XFT: Practical fault tolerance beyond crashes
Abstract
Despite years of intensive research, Byzantine fault-tolerant (BFT) systems have not yet been adopted in practice. This is due to additional cost of BFT in terms of resources, protocol complexity and performance, compared with crash fault-tolerance (CFT). This overhead of BFT comes from the assumption of a powerful adversary that can fully control not only the Byzantine faulty machines, but at the same time also the message delivery schedule across the entire network, effectively inducing communication asynchrony and partitioning otherwise correct machines at will. To many practitioners, however, such strong attacks appear irrelevant.
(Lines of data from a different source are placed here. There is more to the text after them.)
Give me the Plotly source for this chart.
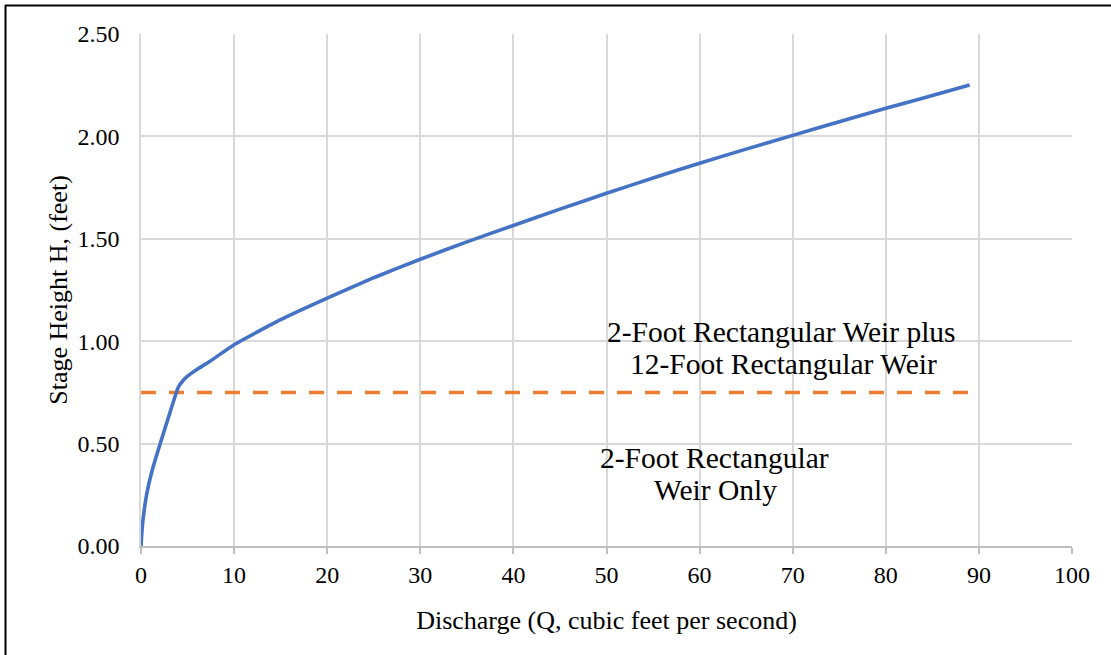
import plotly.graph_objects as go

# Rating curve
discharge_q = [0, 0.15, 0.6, 1.2, 2.2, 3.1, 4.0, 4.5, 5.0, 6.0, 7.5, 10, 15, 20, 25, 30, 35, 40, 45, 50, 55, 60, 65, 70, 75, 80, 85, 89]
stage_h = [0, 0.10, 0.25, 0.37, 0.52, 0.65, 0.775, 0.807, 0.83, 0.862, 0.905, 0.983, 1.105, 1.21, 1.31, 1.40, 1.485, 1.565, 1.645, 1.722, 1.797, 1.869, 1.938, 2.005, 2.072, 2.137, 2.20, 2.251]

# Transition stage between the two weir regimes
transition_q = [0, 89]
transition_h = [0.75, 0.75]

x_ticks = [0, 10, 20, 30, 40, 50, 60, 70, 80, 90, 100]
y_ticks = [0.0, 0.5, 1.0, 1.5, 2.0, 2.5]

upper_lines = ["2-Foot Rectangular Weir plus", "12-Foot Rectangular Weir"]
upper_q = [68.85, 69.0]
upper_h = [1.045, 0.889]
lower_lines = ["2-Foot Rectangular", "Weir Only"]
lower_q = [61.65, 61.76]
lower_h = [0.430, 0.273]

FONT = "Liberation Serif, Times New Roman, serif"

fig = go.Figure()
fig.add_trace(go.Scatter(x=transition_q, y=transition_h, mode="lines",
                         line=dict(color="#ED7D31", width=3.5, dash="15px,13px"),
                         showlegend=False, hoverinfo="skip"))
fig.add_trace(go.Scatter(x=discharge_q, y=stage_h, mode="lines",
                         line=dict(color="#4472C4", width=3.6, shape="spline", smoothing=0.4),
                         showlegend=False))

for txt, q, h in zip(upper_lines + lower_lines, upper_q + lower_q, upper_h + lower_h):
    fig.add_annotation(x=q, y=h, text=txt, showarrow=False,
                       font=dict(family=FONT, size=29.5, color="black"), align="center")

W, H = 1111, 655
L, R, T, B = 141, 39, 34, 109
pw, ph = W - L - R, H - T - B
def px(xp):
    return (xp - L) / pw
def py(yp):
    return (H - B - yp) / ph

# outer frame (left and top edges visible)
fig.add_shape(type="line", xref="paper", yref="paper", x0=px(5), x1=px(W + 5), y0=py(5.5), y1=py(5.5),
              line=dict(color="black", width=2))
fig.add_shape(type="line", xref="paper", yref="paper", x0=px(5.5), x1=px(5.5), y0=py(5), y1=py(H + 5),
              line=dict(color="black", width=2))

fig.update_layout(
    width=W, height=H,
    margin=dict(l=L, r=R, t=T, b=B),
    paper_bgcolor="white", plot_bgcolor="white",
    font=dict(family=FONT, size=24, color="black"),
    xaxis=dict(range=[0, 100], tickvals=x_ticks, ticktext=[str(v) for v in x_ticks],
               showgrid=True, gridcolor="#D9D9D9", gridwidth=1.5, zeroline=False,
               showline=True, linecolor="#BFBFBF", linewidth=1.5,
               ticks="outside", ticklen=6, tickcolor="#BFBFBF", tickwidth=1.5,
               title=dict(text="Discharge (Q, cubic feet per second)", font=dict(size=26), standoff=24),
               tickfont=dict(size=24)),
    yaxis=dict(range=[0, 2.5], tickvals=y_ticks, ticktext=[f"{v:.2f}" for v in y_ticks],
               showgrid=True, gridcolor="#D9D9D9", gridwidth=1.5, zeroline=False,
               showline=True, linecolor="#D9D9D9", linewidth=1.5,
               ticks="", ticklabelstandoff=15,
               title=dict(text="Stage Height H, (feet)", font=dict(size=26), standoff=2),
               tickfont=dict(size=24)),
)

fig.write_html("out.html", config={"displayModeBar": False},
               post_script="document.body.style.margin='0';document.body.style.overflow='hidden';")
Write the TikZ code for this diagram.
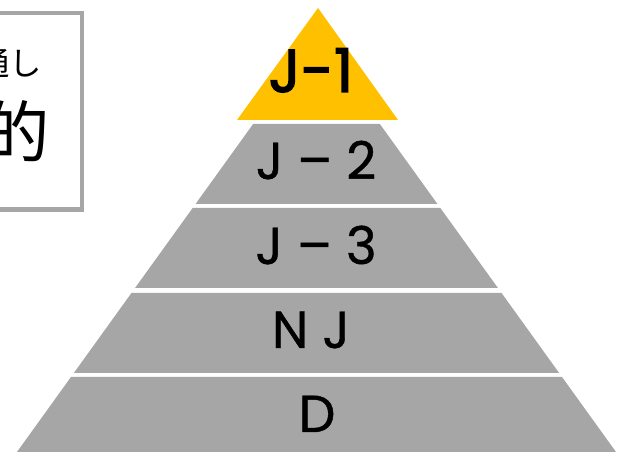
\documentclass[tikz,border=0pt]{standalone}
\usepackage{fontspec}
\setmainfont{Poppins}
\newfontfamily\layerfont[FakeBold=0.8]{Poppins}
\newfontfamily\tipfont[FakeBold=2.2]{Poppins}
\newfontfamily\jpfont{Noto Sans CJK JP}
\usepackage{xcolor}
\definecolor{tipYellow}{HTML}{FFC000}
\definecolor{layerGray}{HTML}{A6A6A6}
\begin{document}
\begin{tikzpicture}[x = 0.025cm, y = -0.025cm,
		layer/.style = {fill = layerGray, draw = none},
		layerText/.style = {anchor = base, inner sep = 0pt, font = \layerfont\fontsize{37}{40}\selectfont},
		jpText/.style = {anchor = east, inner sep = 0pt}]
			\def\cX{316.5};
			\def\yApex{36};
			\def\slope{0.72};

			\useasboundingbox (0,0) rectangle (627,452);
			\clip (0,0) rectangle (627,452);

			% note box, cut off at the left
			\begin{scope}
				\draw [layerGray, line width = 3.5pt] (-40,13) rectangle (82,209.5);
				\node [jpText, font = \jpfont\fontsize{23}{26}\selectfont] (noteA) at (42,63) {通し};
				\node [jpText, font = \jpfont\fontsize{48}{52}\selectfont] (noteB) at (50,131) {的};
			\end{scope}

			% top of the pyramid
			\begin{scope}
				\fill [tipYellow] (318,8) -- (237,120) -- (398,120) -- cycle;
				\node [anchor = base, inner sep = 0pt, font = \tipfont\fontsize{43}{46}\selectfont] (jOne) at (311,92) {J-1};
			\end{scope}

			% gray layers
			\begin{scope}
				\begin{scope}
					\fill [layer] ({\cX-\slope*(124-\yApex)},124) -- ({\cX+\slope*(124-\yApex)},124)
						-- ({\cX+\slope*(204-\yApex)},204) -- ({\cX-\slope*(204-\yApex)},204) -- cycle;
					\node [layerText] (jTwo) at (316,179) {J – 2};
				\end{scope}
				\begin{scope}
					\fill [layer] ({\cX-\slope*(208-\yApex)},208) -- ({\cX+\slope*(208-\yApex)},208)
						-- ({\cX+\slope*(288-\yApex)},288) -- ({\cX-\slope*(288-\yApex)},288) -- cycle;
					\node [layerText] (jThree) at (316,264) {J – 3};
				\end{scope}
				\begin{scope}
					\fill [layer] ({\cX-\slope*(293-\yApex)},293) -- ({\cX+\slope*(293-\yApex)},293)
						-- ({\cX+\slope*(373-\yApex)},373) -- ({\cX-\slope*(373-\yApex)},373) -- cycle;
					\node [layerText] (nJ) at (311,348) {N J};
				\end{scope}
				\begin{scope}
					\fill [layer] ({\cX-\slope*(377-\yApex)},377) -- ({\cX+\slope*(377-\yApex)},377)
						-- ({\cX+\slope*(457-\yApex)},457) -- ({\cX-\slope*(457-\yApex)},457) -- cycle;
					\node [layerText] (dLayer) at (317,432) {D};
				\end{scope}
			\end{scope}
		\end{tikzpicture}
\end{document}
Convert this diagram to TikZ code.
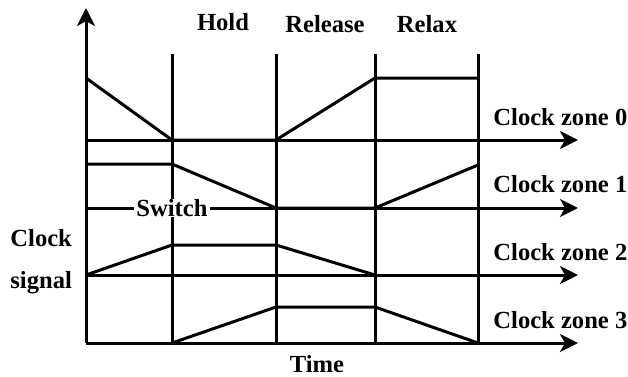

In this paper, we introduce cross fault tolerance or XFT, a novel approach to building reliable and secure distributed systems and apply it to the classical state-machine replication (SMR) problem. In short, an XFT SMR protocol provides the reliability guarantees of widely used asynchronous CFT SMR protocols such as Paxos and Raft, but also tolerates Byzantine faults in combination with network asynchrony, as long as a majority of replicas are correct and communicate synchronously. This allows the development of XFT systems at the price of CFT (already paid for in practice), yet with strictly stronger resilience than CFT - sometimes even stronger than BFT itself. As a showcase for XFT, we present XPaxos, the first XFT SMR protocol, and deploy it in a geo-replicated setting. Although it offers much stronger resilience than CFT SMR at no extra resource cost, the performance of XPaxos matches that of the state-of-the-art CFT protocols.